> _DATA SUPPLIED_
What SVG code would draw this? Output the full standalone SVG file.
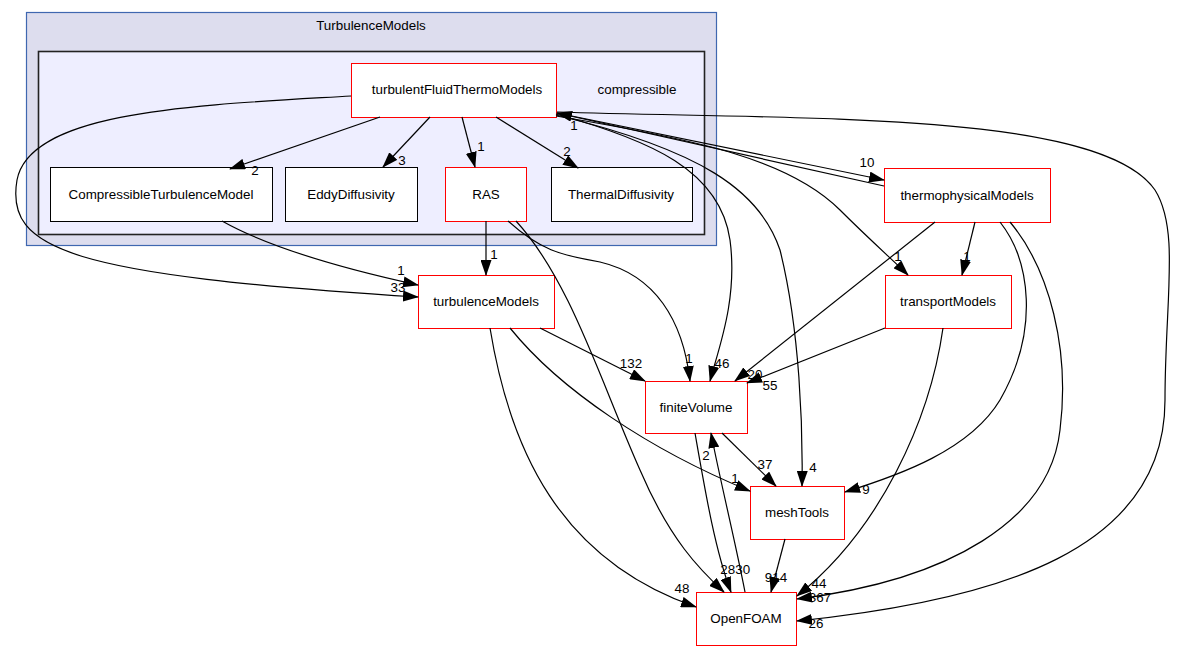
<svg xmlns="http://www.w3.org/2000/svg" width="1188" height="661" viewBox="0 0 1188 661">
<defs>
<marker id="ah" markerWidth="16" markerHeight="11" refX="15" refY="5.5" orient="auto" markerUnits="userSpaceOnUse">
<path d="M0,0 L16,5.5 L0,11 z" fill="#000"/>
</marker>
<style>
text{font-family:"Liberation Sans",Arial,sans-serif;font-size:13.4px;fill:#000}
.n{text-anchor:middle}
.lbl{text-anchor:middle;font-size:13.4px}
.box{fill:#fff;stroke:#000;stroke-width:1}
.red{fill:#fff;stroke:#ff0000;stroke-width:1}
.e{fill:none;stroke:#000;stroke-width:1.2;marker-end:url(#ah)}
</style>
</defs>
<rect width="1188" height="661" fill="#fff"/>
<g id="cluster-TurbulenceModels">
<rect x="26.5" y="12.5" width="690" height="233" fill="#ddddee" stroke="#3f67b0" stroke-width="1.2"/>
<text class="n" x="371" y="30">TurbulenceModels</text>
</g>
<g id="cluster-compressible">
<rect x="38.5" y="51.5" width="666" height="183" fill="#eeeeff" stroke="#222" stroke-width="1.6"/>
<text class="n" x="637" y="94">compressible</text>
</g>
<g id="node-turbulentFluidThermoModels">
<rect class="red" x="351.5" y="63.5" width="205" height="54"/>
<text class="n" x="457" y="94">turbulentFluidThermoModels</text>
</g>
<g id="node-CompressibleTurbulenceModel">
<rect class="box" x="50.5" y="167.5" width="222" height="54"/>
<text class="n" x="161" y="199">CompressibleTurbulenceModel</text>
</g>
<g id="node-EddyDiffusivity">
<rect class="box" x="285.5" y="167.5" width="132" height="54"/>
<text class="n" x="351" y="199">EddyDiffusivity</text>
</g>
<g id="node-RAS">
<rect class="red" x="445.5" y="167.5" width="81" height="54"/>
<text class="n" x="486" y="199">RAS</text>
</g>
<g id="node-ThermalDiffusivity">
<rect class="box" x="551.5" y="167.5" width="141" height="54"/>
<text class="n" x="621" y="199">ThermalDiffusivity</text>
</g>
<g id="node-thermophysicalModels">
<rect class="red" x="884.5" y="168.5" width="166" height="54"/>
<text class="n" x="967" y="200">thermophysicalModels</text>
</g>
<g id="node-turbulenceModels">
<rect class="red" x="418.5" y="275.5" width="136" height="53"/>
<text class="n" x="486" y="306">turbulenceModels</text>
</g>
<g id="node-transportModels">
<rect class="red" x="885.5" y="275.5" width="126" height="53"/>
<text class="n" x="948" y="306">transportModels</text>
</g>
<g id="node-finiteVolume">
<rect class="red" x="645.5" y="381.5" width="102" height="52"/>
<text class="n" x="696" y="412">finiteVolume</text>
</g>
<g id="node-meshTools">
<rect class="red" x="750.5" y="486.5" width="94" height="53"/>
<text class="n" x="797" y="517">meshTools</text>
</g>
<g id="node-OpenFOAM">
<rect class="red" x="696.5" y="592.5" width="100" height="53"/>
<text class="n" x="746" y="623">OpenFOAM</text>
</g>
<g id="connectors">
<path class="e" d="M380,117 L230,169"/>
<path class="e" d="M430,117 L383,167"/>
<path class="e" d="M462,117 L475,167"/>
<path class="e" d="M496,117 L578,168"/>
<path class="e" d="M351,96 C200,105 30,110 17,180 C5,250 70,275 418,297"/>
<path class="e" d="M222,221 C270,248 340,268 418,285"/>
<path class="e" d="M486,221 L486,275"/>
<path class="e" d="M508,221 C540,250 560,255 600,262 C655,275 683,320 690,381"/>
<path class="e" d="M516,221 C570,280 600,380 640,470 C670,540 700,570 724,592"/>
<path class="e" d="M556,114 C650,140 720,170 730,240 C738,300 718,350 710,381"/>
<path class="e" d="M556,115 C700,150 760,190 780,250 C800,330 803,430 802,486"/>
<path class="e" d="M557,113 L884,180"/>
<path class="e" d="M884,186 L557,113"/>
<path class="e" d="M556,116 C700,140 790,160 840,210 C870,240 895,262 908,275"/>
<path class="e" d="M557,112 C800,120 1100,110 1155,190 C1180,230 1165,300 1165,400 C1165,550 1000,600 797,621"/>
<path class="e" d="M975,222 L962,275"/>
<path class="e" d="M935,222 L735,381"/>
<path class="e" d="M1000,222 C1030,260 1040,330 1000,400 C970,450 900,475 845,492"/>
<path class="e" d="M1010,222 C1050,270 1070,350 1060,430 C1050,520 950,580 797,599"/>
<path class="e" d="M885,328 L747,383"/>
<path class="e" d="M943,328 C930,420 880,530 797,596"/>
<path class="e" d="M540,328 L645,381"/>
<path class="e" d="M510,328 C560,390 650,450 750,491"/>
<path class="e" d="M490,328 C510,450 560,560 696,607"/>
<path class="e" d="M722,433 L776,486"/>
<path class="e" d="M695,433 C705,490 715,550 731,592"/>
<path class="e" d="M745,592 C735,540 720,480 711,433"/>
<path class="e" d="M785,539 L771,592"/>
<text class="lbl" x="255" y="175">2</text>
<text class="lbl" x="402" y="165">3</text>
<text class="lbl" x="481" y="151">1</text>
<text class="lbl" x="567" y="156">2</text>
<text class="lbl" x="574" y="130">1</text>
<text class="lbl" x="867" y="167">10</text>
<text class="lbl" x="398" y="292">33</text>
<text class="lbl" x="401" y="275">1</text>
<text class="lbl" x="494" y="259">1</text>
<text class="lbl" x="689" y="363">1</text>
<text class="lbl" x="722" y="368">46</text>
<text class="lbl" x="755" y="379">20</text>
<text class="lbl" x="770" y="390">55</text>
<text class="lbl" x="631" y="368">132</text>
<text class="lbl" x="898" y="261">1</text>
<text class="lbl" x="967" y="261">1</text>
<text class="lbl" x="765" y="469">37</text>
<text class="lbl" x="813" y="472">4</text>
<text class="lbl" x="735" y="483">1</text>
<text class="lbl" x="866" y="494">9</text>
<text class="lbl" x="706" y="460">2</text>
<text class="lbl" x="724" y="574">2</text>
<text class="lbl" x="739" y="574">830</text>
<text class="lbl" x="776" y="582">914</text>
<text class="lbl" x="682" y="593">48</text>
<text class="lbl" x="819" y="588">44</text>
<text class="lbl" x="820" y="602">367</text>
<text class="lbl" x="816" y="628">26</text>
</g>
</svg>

==

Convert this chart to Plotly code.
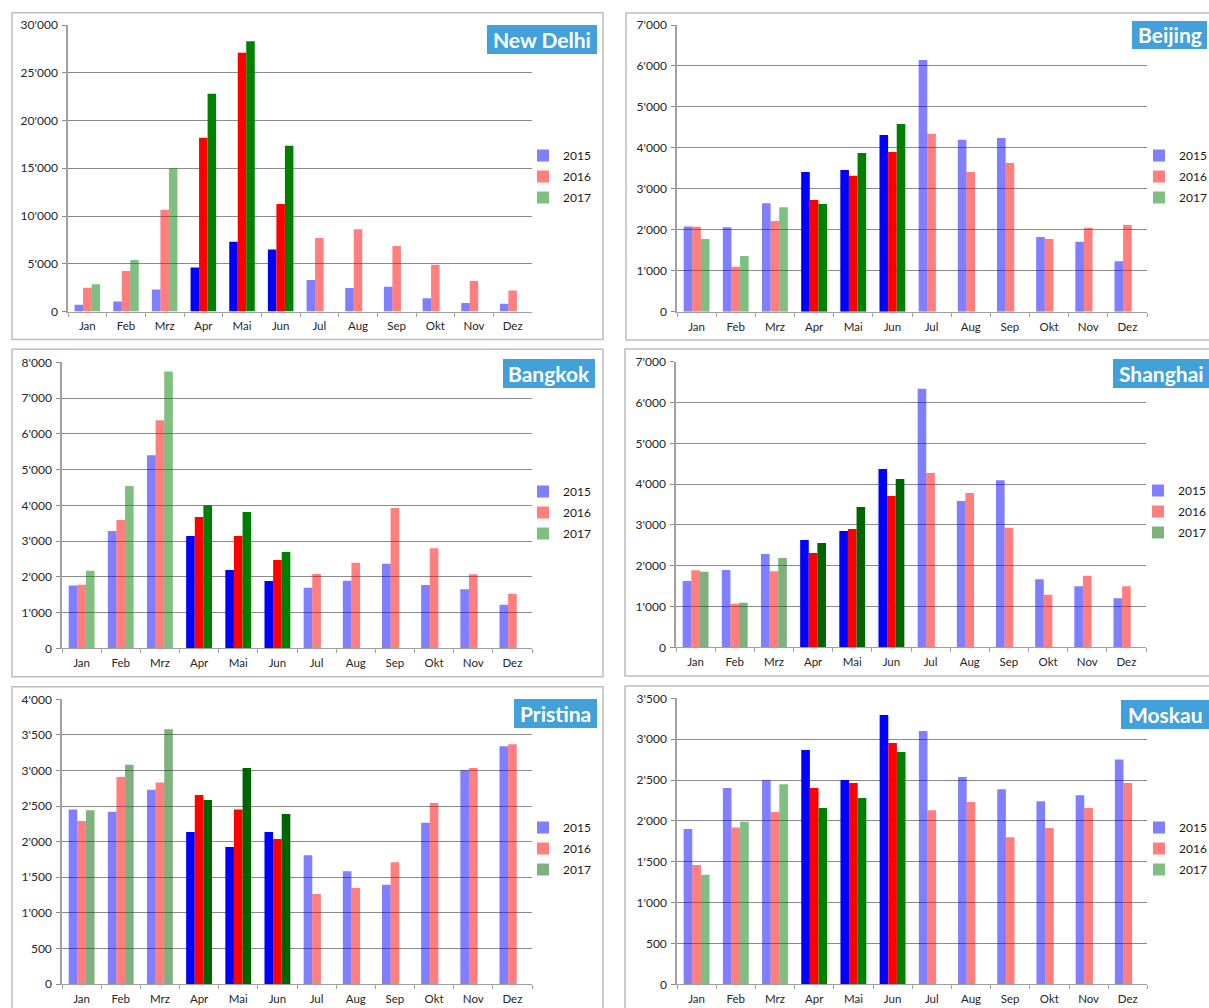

> _AIM_
Sift through the entries and copy every line with "this".

> _ANSWER_
What SVG code would draw this? Output the full standalone SVG file.
Convert this chart to Plotly code.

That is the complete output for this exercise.